[Gluster-users] Advice on rebuilding underlying filesystem

Fri Apr 11 22:22:37 UTC 2014

That sounds good. So for a final question... I did an remove
and then added back a brick of the same size. Will the added
back brick inherit the hash space of the removed one? If so, 
the rebalance could efficiently put data on the new brick. 
Or, does the hash space just get jumbled with the new volume
showing up at the beginning or end or something, in which case
the rebalance will want to move nearly every file on my system.

On Apr 11, 2014, at 6:16 PM, Joe Julian <joe at julianfamily.org> wrote:

> The rebalance walks the directory tree and re-allocates the layout map to match the number of bricks you have. Then it walks the tree and moves files that don't match that map.
> 
> On 04/11/2014 03:01 PM, Andrew Smith wrote:
>> Since I am concerned about how the rebalance will work, in particular the
>> sequence of how files are moved. can someone set me straight?
>> 
>> Does the system sort through the files one by one and figure
>> out their correct location, or does it sort out the bricks one by one,
>> identifying the files on each brick that need to be relocated and shipping
>> them off?
>> 
>> 
>> 
>> On Apr 11, 2014, at 5:49 PM, Joe Julian <joe at julianfamily.org> wrote:
>> 
>>> I knew that deprecating something that's that useful was a bad idea.
>>> 
>>> Remove brick, iirc, marks the brick for removal and does a rebalance, so all it's files  (and I would expect any others that need be) are redistributed.
>>> Add brick does nothing but add it to the volume, after which a rebalance (at least the rebalance fix-layout) needs to be performed to allow it to accept files.
>>> Removing another brick is going to try to use the same rebalance algorithm to distribute the files that were on the brick being removed. They won't go to the "emptiest" brick but rather will be distributed based on the hash mapping.
>>> 
>>> I'm afraid the most efficient online method is going to be: remove-brick, add-brick, rebalance, repeat as necessary. Luckily with each brick you convert to xfs, the process should go faster and have less of an impact on your performance.
>>> 
>>> If you can afford downtime, you could always just copy from a BTRFS brick to an XFS one while the brick is offline, being sure to include the extended attributes.
>>> 
>>> 
>>> On 04/11/2014 02:38 PM, Andrew Smith wrote:
>>>> My understanding is that “replace-brick” is deprecated
>>>> 
>>>> http://www.gluster.org/pipermail/gluster-users/2012-October/034473.html
>>>> 
>>>> And that the “add-brick” followed by “remove-brick” should behave
>>>> the same way.
>>>> 
>>>> It does not behave as predicted, I think, because my system is
>>>> unbalanced.

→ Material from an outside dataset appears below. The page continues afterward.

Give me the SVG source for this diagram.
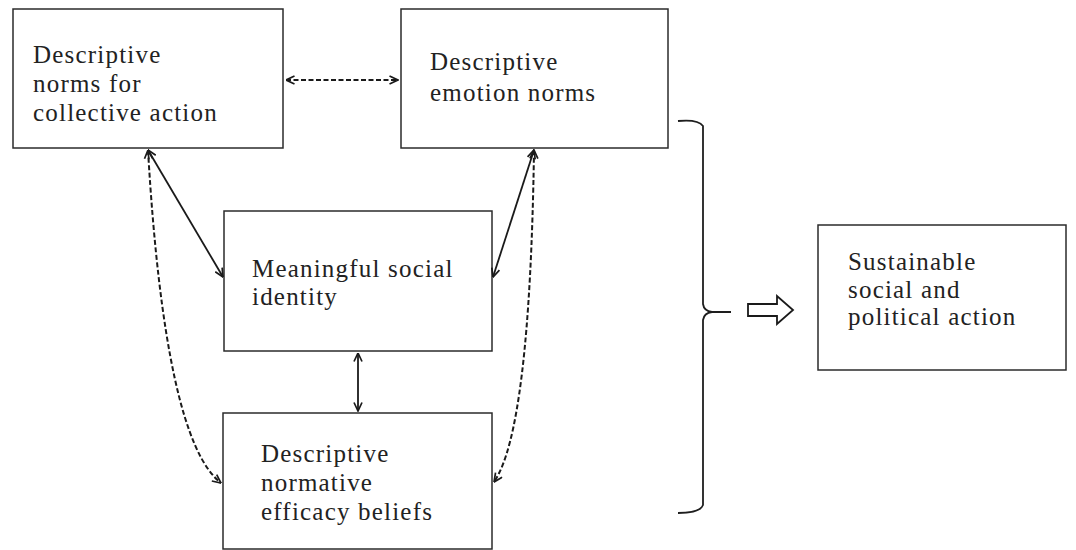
<svg xmlns="http://www.w3.org/2000/svg" width="1076" height="550" viewBox="0 0 1076 550">
  <style>
    .box { fill: #ffffff; stroke: #2b2b2b; stroke-width: 1.5; }
    .lbl { font-family: "Liberation Serif", "Times New Roman", serif; font-size: 25px; letter-spacing: 1.2px; fill: #222222; }
    .solid { fill: none; stroke: #1a1a1a; stroke-width: 1.8; }
    .dash { fill: none; stroke: #1a1a1a; stroke-width: 2; stroke-dasharray: 5 2.5; }
    .brace { fill: none; stroke: #1e1e1e; stroke-width: 1.8; }
  </style>
  <defs>
    <marker id="head" viewBox="0 0 10 10" refX="9.5" refY="5" markerWidth="10" markerHeight="10" markerUnits="userSpaceOnUse" orient="auto-start-reverse">
      <path d="M1,1 L9.5,5 L1,9" fill="none" stroke="#1a1a1a" stroke-width="1.7"/>
    </marker>
  </defs>

  <rect width="1076" height="550" fill="#ffffff"/>

  <g id="node-descriptive-norms">
    <rect class="box" x="13" y="9" width="270" height="139"/>
    <text class="lbl" x="33" y="63">Descriptive</text>
    <text class="lbl" x="33" y="92">norms for</text>
    <text class="lbl" x="33" y="121">collective action</text>
  </g>

  <g id="node-emotion-norms">
    <rect class="box" x="401" y="9" width="267" height="139"/>
    <text class="lbl" x="430" y="70">Descriptive</text>
    <text class="lbl" x="430" y="101">emotion norms</text>
  </g>

  <g id="node-social-identity">
    <rect class="box" x="224" y="211" width="268" height="140"/>
    <text class="lbl" x="252" y="277">Meaningful social</text>
    <text class="lbl" x="252" y="305">identity</text>
  </g>

  <g id="node-efficacy-beliefs">
    <rect class="box" x="223" y="413" width="269" height="136"/>
    <text class="lbl" x="261" y="462">Descriptive</text>
    <text class="lbl" x="261" y="491">normative</text>
    <text class="lbl" x="261" y="520">efficacy beliefs</text>
  </g>

  <g id="node-political-action">
    <rect class="box" x="818" y="225" width="248" height="145"/>
    <text class="lbl" x="848" y="270">Sustainable</text>
    <text class="lbl" x="848" y="298">social and</text>
    <text class="lbl" x="848" y="325">political action</text>
  </g>

  <g id="connectors">
    <!-- dashed link between the two descriptive norm boxes -->
    <line class="dash" x1="286" y1="80" x2="398" y2="80" marker-start="url(#head)" marker-end="url(#head)"/>
    <!-- solid links to the social identity box -->
    <line class="solid" x1="148" y1="150" x2="223" y2="277" marker-start="url(#head)" marker-end="url(#head)"/>
    <line class="solid" x1="534" y1="150" x2="493" y2="277" marker-start="url(#head)" marker-end="url(#head)"/>
    <line class="solid" x1="358" y1="353" x2="358" y2="411" marker-start="url(#head)" marker-end="url(#head)"/>
    <!-- dashed curved links to the efficacy beliefs box -->
    <path class="dash" d="M148,150 Q165,440 221,483" marker-start="url(#head)" marker-end="url(#head)"/>
    <path class="dash" d="M534,150 Q530,430 494,482" marker-start="url(#head)" marker-end="url(#head)"/>

    <!-- grouping brace -->
    <path class="brace" d="M678,121 Q698,119 703,126 L703,304 Q704,311 712,312 L731,312 M712,312 Q704,313 703,320 L703,505 Q700,513 678,513"/>
    <!-- hollow block arrow -->
    <path d="M748,304 L777,304 L777,296 L793,310 L777,324 L777,316 L748,316 Z" fill="#ffffff" stroke="#1a1a1a" stroke-width="1.8" stroke-linejoin="miter"/>
  </g>
</svg>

I have no idea whether or no the “replace-brick”
>>>> command will behave differently.
>>>> 
>>>> Andy
>>>> 
>>>> 
>>>> On Apr 11, 2014, at 5:34 PM, Machiel Groeneveld <machielg at gmail.com> wrote:
>>>> 
>>>>> Isn't that what replace-brick is for?
>>>>> 
>>>>> 
>>>>>> On 11 Apr 2014, at 23:32, Andrew Smith <smith.andrew.james at gmail.com> wrote:
>>>>>> 
>>>>>> 
>>>>>> Hi, I have a problem, which I hope for your sake, is uncommon.
>>>>>> 
>>>>>> I built a Gluster  volume with 8 bricks, 4 80TB and 4 68TB with
>>>>>> a total capacity of about 600TB. The underlying filesystem
>>>>>> is BTRFS.
>>>>>> 
>>>>>> I found out after the system was half full that BTRFS was a
>>>>>> bad idea. BTRFS doesn’t have inodes. It allocates some fraction
>>>>>> of the disk space to metadata and when it runs out, it allocates
>>>>>> more. This allocation process on large volumes is painfully slow
>>>>>> and brings effective write speeds down to only a few MB/s with long
>>>>>> timeouts. The data can be read at high speeds, but writing to the
>>>>>> volume is a big fat mess. Reading is still fairly fast though,
>>>>>> so access to the my data by users is acceptable.
>>>>>> 
>>>>>> I need to keep this volume available and I don’t have a second
>>>>>> copy of the hardware to rebuild the system on. So, I need to do
>>>>>> an in-situ transition from BTRFS to XFS.
>>>>>> 
>>>>>> To do this, I first cleared out some data to free up metadata space,
>>>>>> and then with much difficulty managed to do a
>>>>>> 
>>>>>>  # gluster volume remove-brick
>>>>>> 
>>>>>> I retired the removed brick and then reformatted it with XFS and added
>>>>>> it back to my Gluster volume. At this point, I thought I was nearly
>>>>>> home. I thought I could retire a second brick and the data would
>>>>>> be copied to the empty brick. However, this is not what happens.
>>>>>> Some data ends up on the newly added brick, but some of the data
>>>>>> flows elsewhere, which due to the BTRFS problem is a nightmare.
>>>>>> 
>>>>>> I assume this is because when I took my volume from 8 bricks to 7, it
>>>>>> became unbalanced. The data on the brick that I was retiring
>>>>>> belongs on several different bricks and so I am not just doing a
>>>>>> substitution.
>>>>>> 
>>>>>> I need to be able to tell my Gluster volume to include all the bricks,
>>>>>> but do not write files to any of the BTRFS bricks so that it puts data
>>>>>> only on the XFS brick. If I could somehow tell Gluster that these bricks
>>>>>> were full, that would suffice.
>>>>>> 
>>>>>> I could do a "rebalance migrate-data" to make make the data on the BTRFS
>>>>>> volumes more uniform, but I don’t know how this will work. Does reposition
>>>>>> the data brick by brick or file by file. Brick by brick would be bad, since
>>>>>> the last brick to rebalance would need to receive all the data that it requires
>>>>>> before it would get to write data out to free up metadata space.
>>>>>> 
>>>>>> There is a “rebalance-brick” option in the man page, but I don’t see that
>>>>>> documented. This may be useful, but I have no idea what it will do.
>>>>>> 
>>>>>> Is there a solution to my problem? Whip it and start over is not helpful.
>>>>>> Any help on how I can predict where data will go will also help.
>>>>>> 
>>>>>> Andy
>